The problem
Change management lives or dies on communication. Research consistently shows that employees who understand the reason for change and what it means for them are significantly more likely to engage positively than those who receive generic top-down announcements. Yet most change communications are exactly that: generic, top-down, and failing to address the questions that matter to the people on the receiving end.
Part of the problem is volume. A significant organisational change might require a leadership briefing document, an all-staff announcement email, a team briefing template for line managers, a FAQ document, a digital communications pack, and updates for the intranet. Creating all of this coherently, consistently, and quickly is a substantial writing task.
The other challenge is tone calibration. The message to the executive team is different from the message to frontline staff, even if the underlying facts are the same. Getting the register right for each audience requires careful thought.
The system
Step 1: Define the change communication brief (Claude)
Start by briefing Claude on the change itself:
"I am a change management consultant helping a client communicate [type of change — e.g., a restructure, a system migration, an acquisition] to their organisation. Here is the context:
- What is changing: [describe]
- Why it is changing: [describe]
- Timeline: [describe]
- Who is affected and how: [describe]
- Key concerns we anticipate: [describe]
- The client's values and communication style: [describe]
Before we write any communications, identify: the key messages that must be consistent across all communications, the top five questions employees are likely to ask, and any sensitive areas that need careful handling."
This step surfaces potential issues before you start writing.
Step 2: Create the messaging hierarchy (Claude)

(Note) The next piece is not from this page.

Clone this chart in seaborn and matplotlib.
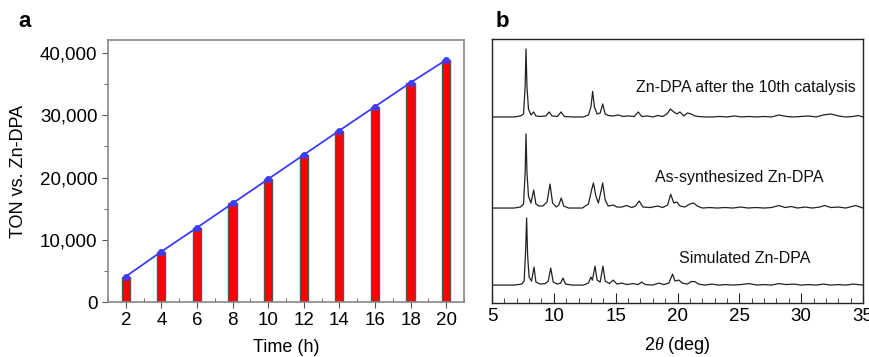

"Based on this brief, create a messaging hierarchy for the change communication cascade. Include:
- The core narrative (one paragraph) — the consistent story that underpins all communications
- Leadership communication key points (for an executive briefing document)
- All-staff communication key points (for a company-wide announcement)
- Line manager briefing key points (for team-level conversations)
Flag where the same fact needs to be communicated differently to different audiences."
Step 3: Draft each communication (Claude)
Use individual prompts for each communication:
"Using the messaging hierarchy, write the all-staff announcement email. It should: explain what is changing and why in plain language, address the top three employee concerns directly, be honest about what is not yet known, and tell staff what happens next and when. Length: 300 words. Tone: honest, reassuring, and respectful. UK spelling, no em dashes."
Repeat for each communication format, adjusting the brief for each audience.
Step 4: Build the FAQ document (Claude then Notion AI)
"Create a comprehensive FAQ document for employees covering the 10 most likely questions about this change. For each question, provide a clear, honest answer. Flag any questions where the answer is 'we don't know yet' rather than fabricating a response."
Paste the FAQ into Notion and use Notion AI to check it for consistent tone and flag any answers that might come across as evasive or corporate.
The results
Before: A full change communication cascade taking 8 to 12 hours to write, often drafted by different people with inconsistent messages.
After: 3 to 4 hours for a complete, consistent communications package drafted by one consultant using a shared brief.
The consistency improvement is the biggest win. When communications are drafted from the same core narrative in the same session, they tell a coherent story. Employees at every level receive the same fundamental message, even if the language and emphasis differ. That coherence is what builds trust during change.
One consulting team used this workflow for a 400-person manufacturing company restructure. The HR director commented that it was the clearest change communication she had seen in 20 years of HR. The answer: the messages were consistent because they came from a single structured brief, not from six different people writing in silos.